Bravely Default is a classic Japanese role-playing game with a modern flair. Developed by Square Enix and Silicon Studio, it is reminiscent of the Final Fantasy series yet offers an updated experience that sets Bravely Default apart from the rest.
The setting and narrative are typical of the JRPG genre: four young heroes are tasked with saving the steam-punk fantasy world of Luxendarc from certain doom by re-ingniting elemental crystals. However stereotypical they may seem, the characters are well rounded and their backstories are finely woven into the game’s story. Bravely Default tackles deep themes such as duty, grief, betrayal and opposing ideals such as faith versus secularism, tradition versus progress and community versus individual. It makes for a engaging and heartfelt story.
Maybe it’s the designer in me talking but I absolutely love the game’s art style. The backgrounds are hand-drawn then rendered in 3D, bringing the world Luxendarc to life with vivid colours and precise brush strokes. The characters’ design is typical for the genre but their seamless integration into the game’s overall look is brilliantly done. Each inhabitant look like they belong on the lively canvas that is Luxendarc.
As for gameplay, the core of Bravely Default’s mechanics are RPG staples: turn based combat, skill and item management, random encounters with enemies and characters progressing through a levelling job system. However, the brave-default risk system from which the game takes its bizarre name adds a new layer to combat. You can either choose ‘Brave’ to take extra actions within a turn but sacrifice future ones, or select ‘Default’ to raise your defence and save your current action for a future turn. You can stack up to three of these extra actions enabling you take a maximum of four actions per turn. At first, this system seemed superfluous to me and put in for the sake of adding something new. Why would I want to skip a turn now and use it later? I quickly saw the strategic aspect of it. Stacking extra actions with my healer often saved my party from certain death. As I advanced through the game, Brave and Default quickly became the foundation of my combat strategy.
Character progression and strength are at the core of the genre. Bravely Default’s levelling and job system is pretty standard. Most of the jobs are JRPG quintessencials (Knight, Thief, White Mage, Black Mage, Summoner, etc) and each features a certain ability set and skill progression. Each must be unlocked by defeating a boss, some of which you will encounter through the main story, others, through optional side quests. There are a whopping 24 jobs in Bravely Default which can seem overwhelming but makes for great character customization. As more jobs are unlocked, more powerful pairings can be explored. For example, you can combined combine White Mage and Time Mage to create the ultimate support character.
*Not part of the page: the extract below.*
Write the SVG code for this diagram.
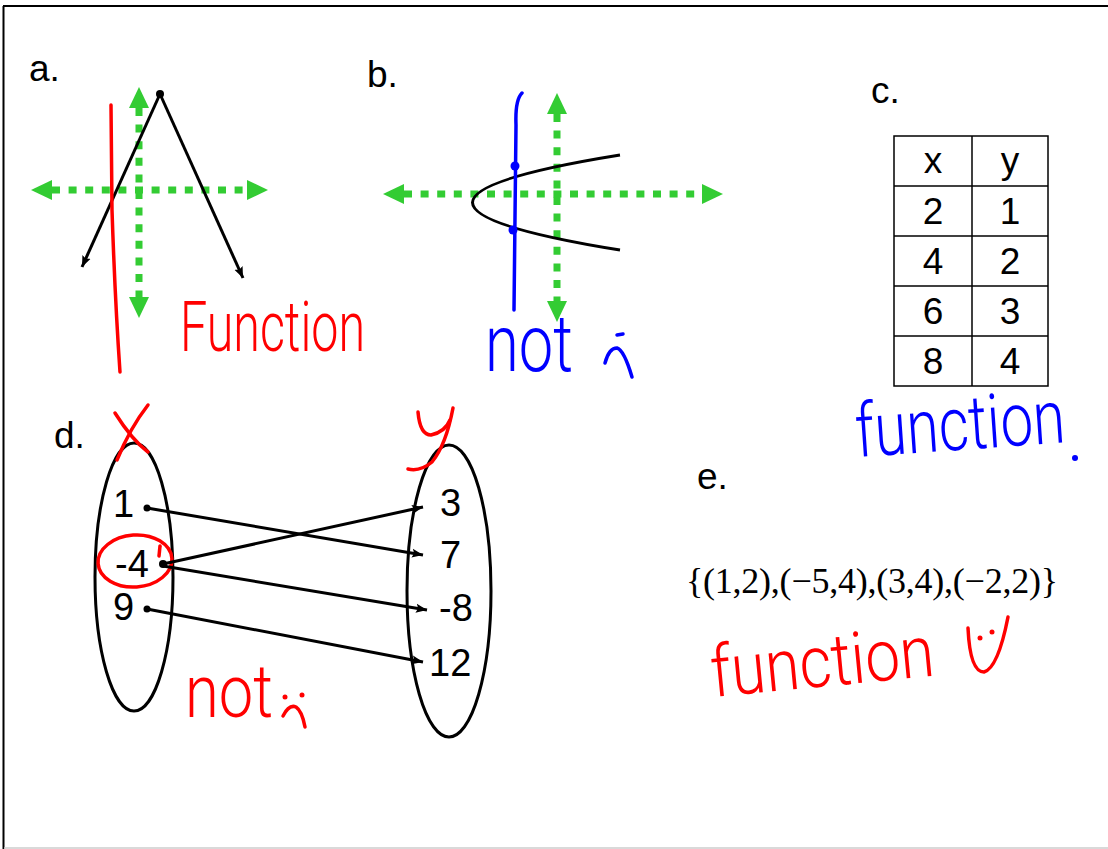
<svg xmlns="http://www.w3.org/2000/svg" width="1108" height="849" viewBox="0 0 1108 849">
<style>
.lbl{font-family:"Liberation Sans",Arial,sans-serif;font-size:37px;fill:#000}
.tbl{font-family:"Liberation Sans",Arial,sans-serif;font-size:37px;fill:#000;text-anchor:middle}
.num{font-family:"Liberation Sans",Arial,sans-serif;font-size:38px;fill:#000}
.hand{font-family:Roboto,"Liberation Sans",sans-serif;font-weight:300}
.axis{stroke:#33cc33;stroke-width:7;stroke-dasharray:8 8.6;fill:none}
.blk{stroke:#000;stroke-width:3;fill:none}
.red{stroke:#ff0000;stroke-width:3.5;fill:none;stroke-linecap:round;stroke-linejoin:round}
.blue{stroke:#0000ff;stroke-width:3.5;fill:none;stroke-linecap:round;stroke-linejoin:round}
.math{font-family:"Liberation Serif","Times New Roman",serif;fill:#000}
</style>
<defs>
<marker id="ga" markerUnits="userSpaceOnUse" markerWidth="22" markerHeight="20" refX="0" refY="10" orient="auto-start-reverse"><path d="M0,0 L21,10 L0,20 z" fill="#33cc33"/></marker>
<marker id="ah" markerUnits="userSpaceOnUse" markerWidth="12" markerHeight="10" refX="11" refY="5" orient="auto"><path d="M0,0.5 L11,5 L0,9.5 L2,5 z" fill="#000"/></marker>
</defs>
<rect width="1108" height="849" fill="#fff"/>
<g id="frame">
<line x1="3" y1="6" x2="1108" y2="6" stroke="#000" stroke-width="2"/>
<line x1="3.5" y1="6" x2="3.5" y2="849" stroke="#000" stroke-width="2"/>
<line x1="4" y1="848" x2="1108" y2="848" stroke="#ccc" stroke-width="1.5"/>
</g>
<g id="graph-a">
<text class="lbl" x="29" y="81">a.</text>
<line class="axis" x1="52" y1="190" x2="247" y2="190" marker-start="url(#ga)" marker-end="url(#ga)"/>
<line class="axis" x1="139" y1="108" x2="139" y2="297" marker-start="url(#ga)" marker-end="url(#ga)"/>
<line class="blk" x1="160" y1="94" x2="82" y2="267" marker-end="url(#ah)"/>
<line class="blk" x1="160" y1="94" x2="243" y2="278" marker-end="url(#ah)"/>
<circle cx="160" cy="94" r="4" fill="#000"/>
<path class="red" d="M111,105 L112,210 Q115,300 120,372"/>
<text class="hand" x="180" y="351" font-size="70" fill="#ff0000" textLength="185" lengthAdjust="spacingAndGlyphs">Function</text>
</g>
<g id="graph-b">
<text class="lbl" x="367" y="87">b.</text>
<line class="axis" x1="404" y1="194" x2="702" y2="194" marker-start="url(#ga)" marker-end="url(#ga)"/>
<line class="axis" x1="557" y1="114" x2="557" y2="301" marker-start="url(#ga)" marker-end="url(#ga)"/>
<path class="blk" d="M620,155 Q325,202.5 620,250"/>
<path class="blue" d="M522,93 Q515,100 516,125 L514,310"/>
<circle cx="515" cy="166" r="4.5" fill="#0000ff"/>
<circle cx="513" cy="230" r="4.5" fill="#0000ff"/>
<text class="hand" x="485" y="371" font-size="80" fill="#0000ff" textLength="88" lengthAdjust="spacingAndGlyphs">not</text>
<path class="blue" d="M617,335 L623,334"/>
<path class="blue" d="M605,363 Q609,348 617,348 Q624,350 632,377"/>
</g>
<g id="table-c">
<text class="lbl" x="871" y="103">c.</text>
<g stroke="#000" stroke-width="1.5" fill="none">
<rect x="894" y="136" width="154" height="250"/>
<line x1="972" y1="136" x2="972" y2="386"/>
<line x1="894" y1="186" x2="1048" y2="186"/>
<line x1="894" y1="236" x2="1048" y2="236"/>
<line x1="894" y1="286" x2="1048" y2="286"/>
<line x1="894" y1="336" x2="1048" y2="336"/>
</g>
<text class="tbl" x="933" y="173">x</text><text class="tbl" x="1010" y="173">y</text>
<text class="tbl" x="933" y="224">2</text><text class="tbl" x="1010" y="224">1</text>
<text class="tbl" x="933" y="274">4</text><text class="tbl" x="1010" y="274">2</text>
<text class="tbl" x="933" y="324">6</text><text class="tbl" x="1010" y="324">3</text>
<text class="tbl" x="933" y="374">8</text><text class="tbl" x="1010" y="374">4</text>
<text class="hand" x="857" y="457" font-size="75" fill="#0000ff" textLength="210" lengthAdjust="spacingAndGlyphs" transform="rotate(-4 857 457)">function</text>
<circle cx="1075" cy="458" r="3" fill="#0000ff"/>
</g>
<g id="mapping-d">
<text class="lbl" x="54" y="448">d.</text>
<ellipse class="blk" cx="134" cy="577" rx="39" ry="134"/>
<ellipse class="blk" cx="449" cy="591" rx="42" ry="146"/>
<text class="num" x="113" y="517">1</text>
<text class="num" x="115" y="577">-4</text>
<text class="num" x="113" y="620">9</text>
<text class="num" x="440" y="516">3</text>
<text class="num" x="440" y="568">7</text>
<text class="num" x="439" y="621">-8</text>
<text class="num" x="429" y="676">12</text>
<circle cx="147" cy="508" r="3.5" fill="#000"/>
<circle cx="163" cy="564" r="4" fill="#000"/>
<circle cx="147" cy="609" r="3.5" fill="#000"/>
<path class="red" d="M148,405 Q130,428 117,460"/>
<path class="red" d="M115,413 Q132,440 148,452"/>
<path class="red" d="M418,412 Q420,435 431,435 Q445,432 450,420"/>
<path class="red" d="M453,408 Q446,445 432,462 Q420,472 408,469"/>
<ellipse class="red" cx="135" cy="561" rx="37" ry="26" transform="rotate(-4 135 561)"/>
<path class="red" d="M160,546 L159,556"/>
<text class="hand" x="185" y="717" font-size="75" fill="#ff0000" textLength="88" lengthAdjust="spacingAndGlyphs">not</text>
<circle cx="285" cy="697" r="2.5" fill="#ff0000"/>
<circle cx="302" cy="695" r="2.5" fill="#ff0000"/>
<path class="red" d="M283,716 Q289,704 296,707 Q302,711 305,727"/>
</g>
<g id="set-e">
<text class="lbl" x="697" y="489">e.</text>
<text class="math" x="686" y="593" font-size="36" textLength="372" lengthAdjust="spacing">{(1,2),(−5,4),(3,4),(−2,2)}</text>
<text class="hand" x="713" y="697" font-size="72" fill="#ff0000" textLength="224" lengthAdjust="spacingAndGlyphs" transform="rotate(-5.5 713 697)">function</text>
<path class="red" d="M968,628 Q970,672 984,672 Q998,668 1008,617"/>
<circle cx="980" cy="638" r="2.5" fill="#ff0000"/>
<circle cx="992" cy="632" r="2.5" fill="#ff0000"/>
</g>
<g id="connectors">
<line class="blk" x1="147" y1="508" x2="423" y2="555" marker-end="url(#ah)"/>
<line class="blk" x1="163" y1="564" x2="423" y2="507" marker-end="url(#ah)"/>
<line class="blk" x1="163" y1="566" x2="427" y2="610" marker-end="url(#ah)"/>
<line class="blk" x1="147" y1="609" x2="423" y2="662" marker-end="url(#ah)"/>
</g>
</svg>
Although there is no multiplayer mode, there is still a community aspect to Bravely Default through the Street Pass system or an internet connection. One of the game’s side objective is to rebuild the village of Norende. Early in the game, a giant chasm swallows one of your heroes’ hometown. Each player you exchange profiles with either via Street Pass, the Internet or by linking your consoles will wield a new villager which can then be put to work. Each new building will generate spoils (gear, items, special moves, etc.) to help you in your main quest. These players will also transfer one of their character’s profile to your party. Once per battle, you can summon that character to perform their ability whether it be a special attack or a support ability like healing. I must admit I haven’t made much use of the Player Summon feature. I do recommend rebuilding and upgrading Norende since the rewards are quite useful.
Bravely Default has renewed my love for the genre. It’s a great blend of classic and modern while keeping true what makes RPGs great: character progression and combat strategy yet it lets players craft their own experience through the varied job system and the side-objectives. This game features beautiful hand drawn graphics, a balanced game play and a captivating epic storyline. You don’t have to take my word for it: download free demo through the Nintendo eStore so you may experience it for yourself. If you do end up getting the full version, you’ll be able to transfer the demo’s data to your game.
Bravely Default, available for the Nintendo 3DS on February 7th.